Sqoop on Spark for Data Ingestion

Slides PDF Video

Apache Sqoop has been used primarily for transfer of data between relational databases and HDFS, leveraging the Hadoop Mapreduce engine. Recently the Sqoop community has made changes to allow data transfer across any two data sources represented in code by Sqoop connectors. For instance, it’s possible to use the latest Apache Sqoop to transfer data from MySQL to kafka or vice versa via the jdbc connector and kafka connector, respectively. This talk will focus on running Sqoop jobs on Apache Spark engine and proposed extensions to the APIs to use the Spark functionality.

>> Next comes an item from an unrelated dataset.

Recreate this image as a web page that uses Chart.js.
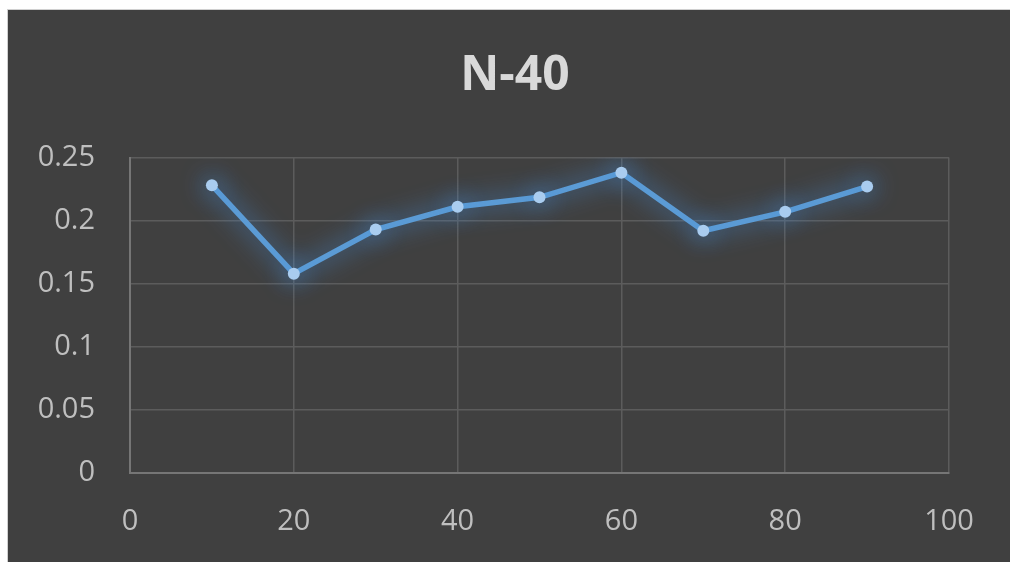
<!DOCTYPE html>
<html>
<head>
<meta charset="utf-8">
<script src="https://cdn.jsdelivr.net/npm/chart.js@4/dist/chart.umd.min.js"></script>
<style>
  html, body { margin: 0; padding: 0; background: #ffffff; width: 1010px; height: 562px; overflow: hidden; }
  #frame {
    position: absolute; left: 7px; top: 9px; width: 1003px; height: 553px;
    border-left: 1px solid #d0d0d0; border-top: 1px solid #d0d0d0;
    background: #404040;
  }
  #wrap { position: absolute; left: 0; top: 0; width: 1002px; height: 552px; }
</style>
</head>
<body>
<div id="frame"><div id="wrap"><canvas id="chart" width="1002" height="552"></canvas></div></div>
<script>
// Series: x positions and measured values
const xValues = [10, 20, 30, 40, 50, 60, 70, 80, 90];
const yValues = [0.228, 0.158, 0.193, 0.211, 0.2185, 0.238, 0.192, 0.207, 0.227];

// Axis ticks
const xTicks = [0, 20, 40, 60, 80, 100];
const yTicks = [0, 0.05, 0.1, 0.15, 0.2, 0.25];
const yTickLabels = ['0', '0.05', '0.1', '0.15', '0.2', '0.25'];

const chartTitle = 'N-40';

const points = xValues.map((x, i) => ({ x: x, y: yValues[i] }));

// Soft blue glow around the series line and markers
const glowPlugin = {
  id: 'glow',
  beforeDatasetDraw(chart) {
    const ctx = chart.ctx;
    ctx.save();
    ctx.shadowColor = 'rgba(70, 145, 225, 1)';
    ctx.shadowBlur = 24;
    ctx.shadowOffsetX = 0;
    ctx.shadowOffsetY = 0;
  },
  afterDatasetDraw(chart) {
    chart.ctx.restore();
  }
};

// Center the title over the whole dark panel rather than the padded box
const titleSpan = {
  id: 'titleSpan',
  afterLayout(chart) {
    const t = chart.titleBlock;
    if (t) { t.left = 12; t.right = chart.width; }
  }
};

const tickFont = { family: '"Open Sans", "Noto Sans", sans-serif', size: 29 };

new Chart(document.getElementById('chart'), {
  type: 'line',
  data: {
    datasets: [{
      data: points,
      borderColor: '#5b9bd5',
      borderWidth: 5.5,
      pointRadius: 6,
      pointBackgroundColor: '#a9ccef',
      pointBorderColor: '#a9ccef',
      pointBorderWidth: 0,
      tension: 0,
      fill: false
    }]
  },
  plugins: [glowPlugin, titleSpan],
  options: {
    responsive: false,
    animation: false,
    events: [],
    layout: { padding: { left: 0, right: 61, top: 0, bottom: 23 } },
    plugins: {
      legend: { display: false },
      tooltip: { enabled: false },
      title: {
        display: true,
        text: chartTitle,
        color: '#d9d9d9',
        font: { family: '"Open Sans", "Noto Sans", sans-serif', size: 48, weight: 'bold' },
        lineHeight: 1.2,
        padding: { top: 38, bottom: 52 }
      }
    },
    scales: {
      x: {
        type: 'linear',
        min: 0,
        max: 100,
        afterBuildTicks(scale) { scale.ticks = xTicks.map(v => ({ value: v })); },
        afterFit(scale) { scale.height = 66; },
        ticks: {
          color: '#bfbfbf',
          font: tickFont,
          padding: 31,
          maxRotation: 0,
          callback: v => String(v)
        },
        grid: { color: '#5c5c5c', lineWidth: 1.5, drawTicks: false },
        border: { color: '#767676', width: 2 }
      },
      y: {
        min: 0,
        max: 0.25,
        afterBuildTicks(scale) { scale.ticks = yTicks.map(v => ({ value: v })); },
        afterFit(scale) { scale.width = 122; },
        ticks: {
          color: '#bfbfbf',
          font: tickFont,
          padding: 35,
          callback: (v) => yTickLabels[yTicks.findIndex(t => Math.abs(t - v) < 1e-9)]
        },
        grid: { color: '#5c5c5c', lineWidth: 1.5, drawTicks: false },
        border: { color: '#767676', width: 2 }
      }
    }
  }
});
</script>
</body>
</html>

We’ll discuss the design options explored and implemented to submit jobs to the Spark engine. We’ll do a demo of one of the Sqoop job flows on Apache spark and how to use the Sqoop job APIs to monitor the Sqoop jobs. The talk will conclude use cases for Sqoop and Spark at Uber.

Photo of Veena Basavaraj

About Veena

Veena recently joined the data engineering team at Uber, focusing on stream processing solutions. She has worked at LinkedIn and at Cloudera in the past on various parts of the stack from front end, services, contributed to a couple of open source projects, and developed a keen interest in distributed systems such as Apache Kafka, Sqoop, and Apache Spark in the past year. As part of the ingest team at Cloudera, Veena was focusing on building solutions for batch and streaming ingestion and discovered the world of Apache Spark.

Photo of Vinoth Chandar

About Vinoth

Vinoth is currently an engineer on the big data platform team at Uber. Over the last six years, he has worked on various distributed data systems such as log based replication, HPC, and stream processing. More recently, as the lead engineer for Voldemort (key value store), he helped build out data-as-a-service at LinkedIn. At Uber, he has been primarily focused on building a real-time pipeline for ingesting database change logs into Hadoop for batch and stream processing.